Avoiding the Barnum-esque Rip-off of the Ark Encounter

Avoiding the Barnum-esque Rip-off of the Ark Encounter July 27, 2017

Ken Ham, the Barnum of young-Earth creationism, offers a sneak-peek at some upcoming “diorama” attractions at his Ark Encounter theme park. This new artwork features a look at the decadent sinners before Noah’s flood enjoying the spectacle of coliseum-style gladiator fights between humans and dinosaurs. This is apparently the Next Big Thing for “scientific creationists.”

A night with Lot in Sodom, better see that twice!
A night with Lot in Sodom, better see that twice!

This image is the product of people who claim to be the staunchest defenders of “reading the Bible literally.” OK, then, chapter and verse? Where exactly does the “literal” biblical justification for this fantasy come from?

But this isn’t just Very Bad Theology, it’s also Very Bad Art. The execution here is as shoddy and hack-like as the attempt to claim it provides “biblical” substance. This “art” is ugly and technically inept — like it came from one of those roadside wax museums that uses drugstore wigs and features unrecognizable “celebrities.”

Plus, it’s not easy to portray a gladiator pit with humans fighting dinosaurs without that scene seeming in any way cool.

For the privilege of basking in the presence of this “artwork” in person, Ham’s “Ark Encounter” midway attraction will charge you $40.

$40 per person (plus parking) is a lot of money to spend to ogle half-assed dreck that is not good or beautiful or true.

Fortunately, you and your family have plenty of other, far better options close by.

The Ark Encounter is located in Williamstown, Kentucky. About an hour north of there, admission is free at the Cincinnati Art Museum, while the Taft Museum only charges $10. The University of Kentucky Art Museum is less than an hour south of Williamstown and their guided tours are free.

Louisville is a longer drive — about 2 hours to the west — but it’s home to the Speed Art Museum. Admission there is $12, but even if you never go in you can just stand outside, admire the building, and witness something more edifying than anything on offer for $40 at Ham’s American Museum. The nearby Carnegie Center for Art & History doesn’t charge admission.

Louisville’s KMAC (Kentucky Museum of Art and Craft) has free admission and just $6 parking — so you can go there, see some dazzling handiwork, and then walk to the nearby Kentucky Science Center ($13 admission) and the Muhammad Ali Center ($12) and the Louisville Slugger Museum & Factory ($14). That whole day-trip will still cost you less than Ham charges to ogle his fiberglass dinosaurs and ill-proportioned ante-diluvian gladiators.

Oh, and if the attraction for you is the megafauna, rather than the art, the Big Bone Lick State Park and museum is a mere half-hour drive from Hams Ark Rip-Off.
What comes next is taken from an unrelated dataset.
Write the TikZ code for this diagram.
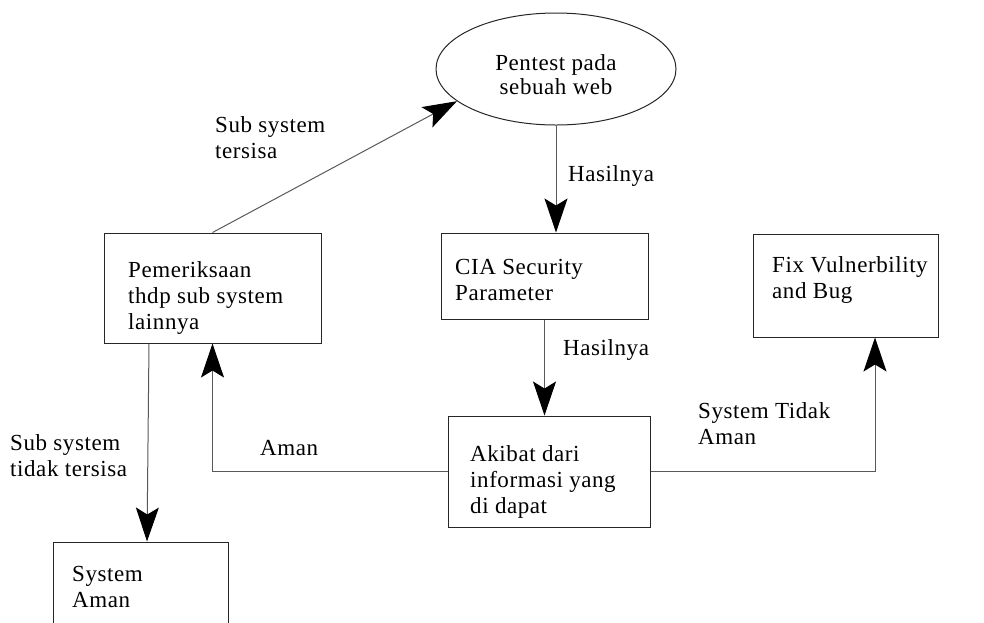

Instead of staring at poorly made papier-mache dioramas for $40, you can go there and see the actual bones of the mammoths, mastodons and ground sloths that lived in that part of Kentucky thousands of years before Ken Ham thinks the universe was created. Plus they’ve got a herd of bison and live bluegrass music.

Note: This post was not sponsored by the Kentucky Department of Travel. Although if it had been, that would have been a much better use of state tourism and development funds than the $18 million in dubious tax breaks Kentucky has provided for the Ark Encounter.